В повседневном словоупотреблении до сих пор
не проводится четкого различия между словами
«понять» и «объяснить». Считается, что эти слова
почти взаимозаменяемые. Как говорит Г. фон Вригт,
«практически любое объяснение, будь то каузальное,
телеологическое или какое-то другое, способствует
пониманию предметов» [1, с. 45]. Видимо, и наоборот, любое понимание также способствует объяснению. Действительно, как можно объяснить нечто,
если ты его сам не понял? Вроде бы все просто, и
едва ли стоит обсуждать данный вопрос как какуюто важную проблему. Однако при более строгом
научном взгляде на соотношение данных терминов
обнаруживается не только взаимная их связь, но и
несомненные различия в функциональном плане. Эту
особенность подчеркнул и Г. фон Вригт в самом начале своих рассуждений о понимании и объяснении.
«В слове «понимание», – говорит он, – содержится
психологический (выделено нами. – В.Е.) оттенок,
которого нет в слове «объяснение» [2, с. 45]. Этот
же «психологический» оттенок обозначали и другие
авторы, особенно Г. Зиммель – известный немецкий
историк и социолог, который еще в XIX в. возвел
понимание в ранг так называемого «вчувствования»
(Einfűhlung) или воссоздания в мышлении ученого
духовной атмосферы, мыслей, чувств и мотивов
исторических деятелей прошлого. Но не только это
психологическое свойство отличает понимание от
объяснения. Первое особым образом оказывается
связанным с интенциональностью, т.е. направленностью мышления на какой-либо предмет.
Но экспликация «понимания» потребует в дальнейшем раскрыть еще одну целевую установку понимания
как наделение его смыслосодержащим началом. Но
об этом несколько позже.

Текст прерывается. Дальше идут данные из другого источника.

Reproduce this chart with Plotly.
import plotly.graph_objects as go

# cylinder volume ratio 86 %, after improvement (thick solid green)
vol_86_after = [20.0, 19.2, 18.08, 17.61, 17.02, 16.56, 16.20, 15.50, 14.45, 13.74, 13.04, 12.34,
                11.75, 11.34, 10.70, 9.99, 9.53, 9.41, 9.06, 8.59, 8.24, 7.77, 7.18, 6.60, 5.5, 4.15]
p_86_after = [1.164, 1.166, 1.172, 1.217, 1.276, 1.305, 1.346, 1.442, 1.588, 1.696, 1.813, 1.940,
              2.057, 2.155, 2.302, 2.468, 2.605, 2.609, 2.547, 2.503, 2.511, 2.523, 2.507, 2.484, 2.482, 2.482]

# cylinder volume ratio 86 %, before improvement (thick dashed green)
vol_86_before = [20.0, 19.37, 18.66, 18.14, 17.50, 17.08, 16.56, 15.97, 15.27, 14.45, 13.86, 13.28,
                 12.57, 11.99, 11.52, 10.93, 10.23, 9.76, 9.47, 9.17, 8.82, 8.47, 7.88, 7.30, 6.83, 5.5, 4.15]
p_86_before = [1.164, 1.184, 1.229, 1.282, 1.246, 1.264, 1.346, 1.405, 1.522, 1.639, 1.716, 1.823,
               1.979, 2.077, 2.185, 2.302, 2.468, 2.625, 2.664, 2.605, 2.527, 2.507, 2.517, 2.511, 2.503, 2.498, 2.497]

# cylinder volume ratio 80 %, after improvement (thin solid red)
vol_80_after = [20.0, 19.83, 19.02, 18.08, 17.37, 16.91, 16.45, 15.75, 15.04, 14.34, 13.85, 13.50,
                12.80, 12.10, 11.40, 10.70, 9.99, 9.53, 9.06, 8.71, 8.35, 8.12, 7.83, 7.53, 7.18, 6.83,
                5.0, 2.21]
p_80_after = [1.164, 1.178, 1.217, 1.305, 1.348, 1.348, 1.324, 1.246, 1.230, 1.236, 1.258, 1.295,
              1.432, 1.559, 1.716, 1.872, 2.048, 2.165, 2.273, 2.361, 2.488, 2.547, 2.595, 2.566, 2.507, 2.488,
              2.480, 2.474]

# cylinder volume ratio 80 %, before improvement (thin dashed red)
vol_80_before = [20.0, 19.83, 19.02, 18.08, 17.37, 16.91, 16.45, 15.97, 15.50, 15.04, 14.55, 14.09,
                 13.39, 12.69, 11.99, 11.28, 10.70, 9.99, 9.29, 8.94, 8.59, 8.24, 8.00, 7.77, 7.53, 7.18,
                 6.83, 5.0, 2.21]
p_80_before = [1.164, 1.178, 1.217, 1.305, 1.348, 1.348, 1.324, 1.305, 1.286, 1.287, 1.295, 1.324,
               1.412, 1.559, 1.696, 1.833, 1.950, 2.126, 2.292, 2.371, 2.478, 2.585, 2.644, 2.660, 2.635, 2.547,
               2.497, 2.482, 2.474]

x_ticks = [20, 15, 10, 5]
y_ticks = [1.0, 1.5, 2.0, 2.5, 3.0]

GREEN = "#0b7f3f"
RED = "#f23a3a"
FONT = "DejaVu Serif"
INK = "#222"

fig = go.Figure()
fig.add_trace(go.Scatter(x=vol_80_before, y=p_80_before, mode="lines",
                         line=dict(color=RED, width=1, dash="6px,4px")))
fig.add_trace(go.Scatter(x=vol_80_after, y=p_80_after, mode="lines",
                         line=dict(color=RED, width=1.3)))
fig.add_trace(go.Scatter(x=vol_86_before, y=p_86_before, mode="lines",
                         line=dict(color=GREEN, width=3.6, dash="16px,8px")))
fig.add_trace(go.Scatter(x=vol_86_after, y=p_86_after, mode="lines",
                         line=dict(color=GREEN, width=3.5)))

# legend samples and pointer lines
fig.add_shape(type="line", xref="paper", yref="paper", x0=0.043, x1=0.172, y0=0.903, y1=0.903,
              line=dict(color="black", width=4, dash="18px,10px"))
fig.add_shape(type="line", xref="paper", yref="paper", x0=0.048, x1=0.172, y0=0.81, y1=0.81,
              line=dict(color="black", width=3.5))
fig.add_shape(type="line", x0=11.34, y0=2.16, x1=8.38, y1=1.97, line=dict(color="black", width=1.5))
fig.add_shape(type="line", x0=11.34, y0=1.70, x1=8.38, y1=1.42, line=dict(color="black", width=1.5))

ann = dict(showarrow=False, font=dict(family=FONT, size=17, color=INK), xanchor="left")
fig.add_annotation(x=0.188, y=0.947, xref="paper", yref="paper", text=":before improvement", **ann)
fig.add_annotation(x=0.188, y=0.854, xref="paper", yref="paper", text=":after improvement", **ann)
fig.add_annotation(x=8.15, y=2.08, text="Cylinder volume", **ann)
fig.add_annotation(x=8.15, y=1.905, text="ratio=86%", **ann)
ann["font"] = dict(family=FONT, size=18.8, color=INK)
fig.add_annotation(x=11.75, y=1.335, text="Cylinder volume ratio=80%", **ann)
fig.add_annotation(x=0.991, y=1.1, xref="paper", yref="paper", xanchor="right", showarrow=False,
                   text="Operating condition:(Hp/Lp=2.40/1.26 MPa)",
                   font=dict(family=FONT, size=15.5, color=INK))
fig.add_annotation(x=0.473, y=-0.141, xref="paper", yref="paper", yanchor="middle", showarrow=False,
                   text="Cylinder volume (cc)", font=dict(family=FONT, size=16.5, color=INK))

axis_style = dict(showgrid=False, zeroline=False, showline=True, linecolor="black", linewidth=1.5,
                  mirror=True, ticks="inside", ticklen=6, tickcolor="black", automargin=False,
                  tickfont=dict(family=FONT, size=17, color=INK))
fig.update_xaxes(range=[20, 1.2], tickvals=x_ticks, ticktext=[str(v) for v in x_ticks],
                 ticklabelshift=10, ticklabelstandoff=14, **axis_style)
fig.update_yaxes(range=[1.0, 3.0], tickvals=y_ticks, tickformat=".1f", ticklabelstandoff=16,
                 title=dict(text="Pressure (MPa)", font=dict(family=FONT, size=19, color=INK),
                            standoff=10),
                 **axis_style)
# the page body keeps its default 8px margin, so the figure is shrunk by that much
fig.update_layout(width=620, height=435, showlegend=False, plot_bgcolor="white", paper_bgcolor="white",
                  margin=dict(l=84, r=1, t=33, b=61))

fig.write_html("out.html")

Вначале попытаемся хотя
бы приблизительно разобраться с характеристиками
такой познавательной процедуры, как «объяснение»,
через связь с которой, в конечном счете, мы сможем
выйти и на функциональную значимость научного
понимания.
На начальных этапах существования человечества, когда о научном познании не могло быть
и речи, люди прибегали к объяснению самых разнообразных вещей и явлений, а поскольку они были
подвержены различного рода предрассудкам, и тем
более сверхъестественного порядка, то и в объяснении всего им незнакомого и необычного прибегали
к помощи этих потусторонних сил, как, например,
вулканическое извержение недовольством подземных
духовных сил. Благодаря тысячелетним проявлениям
такого рода объяснений они превратились в привычки
и сопровождали человечество до тех пор, пока не появилось и не укрепилось религиозное мировоззрение,
также многие века безраздельно господствовавшее в
разных формах в головах людей и получившее статус
верховной силы, определяющей содержание всех
необходимо возникающих объяснений тех или иных
явлений. Так в общем виде можно охарактеризовать
содержание всех объяснительных характеристик донаучного периода.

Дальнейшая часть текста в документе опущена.